ABSTRACT
Silica aerogels are highly porous, open-cell thermal insulating materials made of amorphous silica nanoparticles, interconnected in a 3D random network. They are made by classic sol–gel process and dried by supercritical drying. However, pure silica aerogels are fragile with low mechanical moduli, and they are transparent to infrared radiation for high temperatures. Making aerogel composite materials by combining fibers with a pre-gel mixture of a gel precursor, or by impregnating a fiber network by such a mixture seems to be a promising way to enhance the mechanical properties of such materials. The addition of fibers as well as a hydrophobic agent allows an ambient pressure drying that is much more energy and cost efficient than the supercritical drying. After drying, the resulting composite is called an aerogel blanket. The aerogel blanket is mechanically strengthened, flexible, opaque, and still has a very low thermal conductivity (≈ 0.015 W.m−1.K−1). Aerogel blankets are—together with vacuum insulation panels—one of the promising new high performances thermal insulation materials for building applications, but only few commercial products exist in the current market. They are not competitive yet in the building insulation market because of their manufacturing costs, and they are mostly used for very specific insulation needs. The latest research efforts are focused on the reduction of manufacturing time and cost, and we expect a threefold increase in the super insulating global market by a few years. This chapter presents a brief overview of the elaboration steps and material properties. It mainly focuses on the hygrothermal properties (thermal conductivity, water uptake, water vapor permeability, and so on), and the characterization techniques to obtain it.

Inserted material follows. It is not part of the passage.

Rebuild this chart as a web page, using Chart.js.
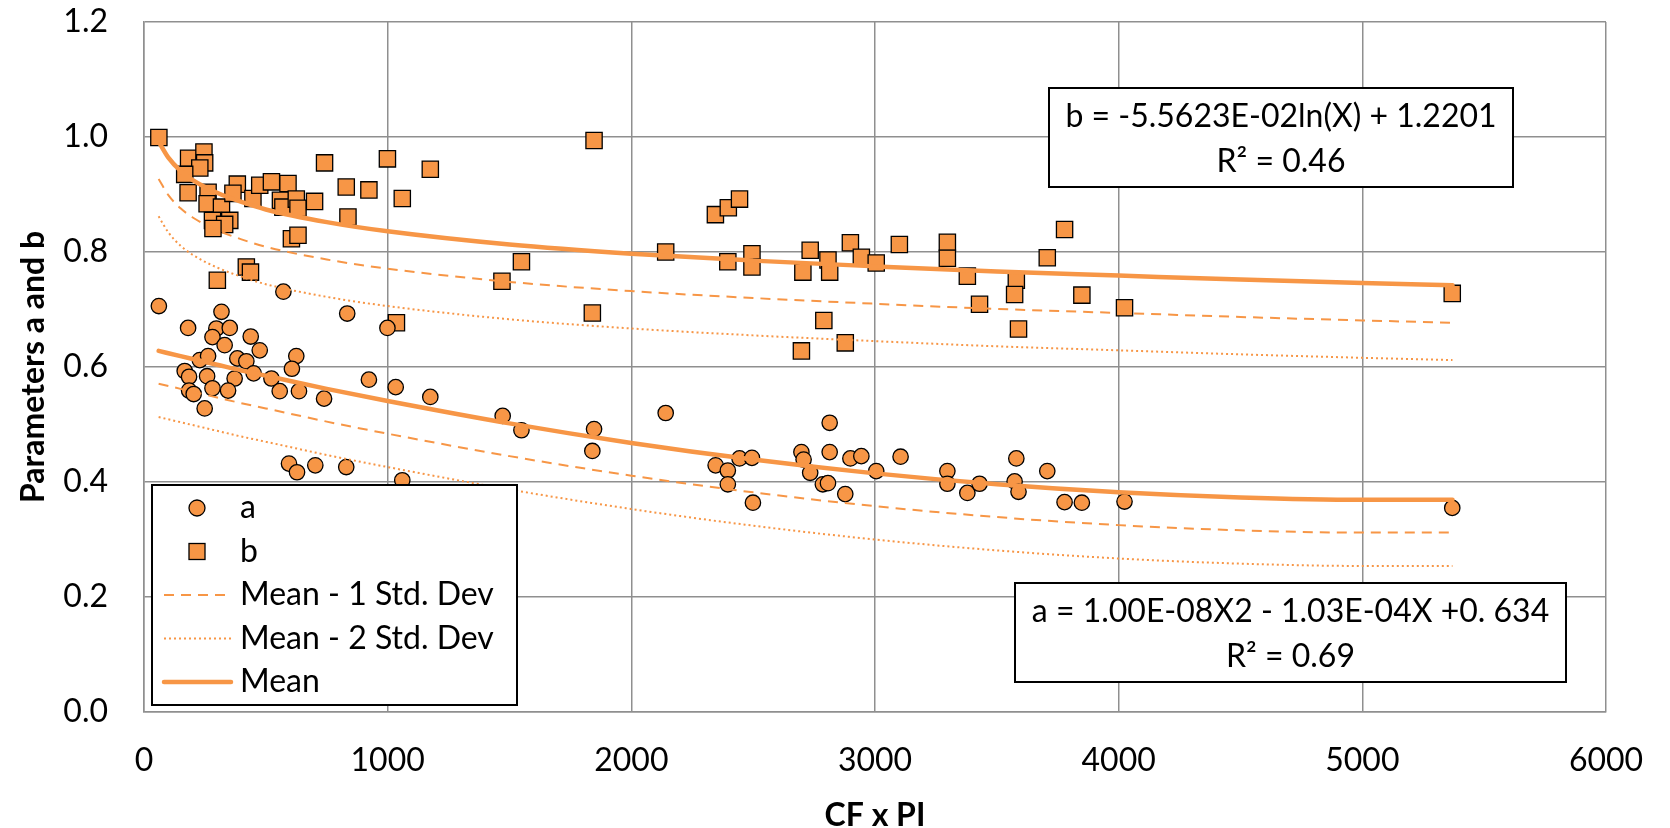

Fourier transformed infrared spectroscopy is used to characterize the aerogel blankets structure and to confirm the graft of water repellent molecules during the hydrophobic process. The texture of aerogel blankets is evaluated using Scanning Electron Microscopy and BET, which provides information about the microstructure, specific surface, and porosity. The hygrothermal properties are measured by using a fluxmeter, a climatic chamber, and a precision balance.
Results show that the aerogel blankets lack sensitivity to humidity in regards to their texture and thermal conductivity, which make them a rising class of insulating materials for the building insulation market.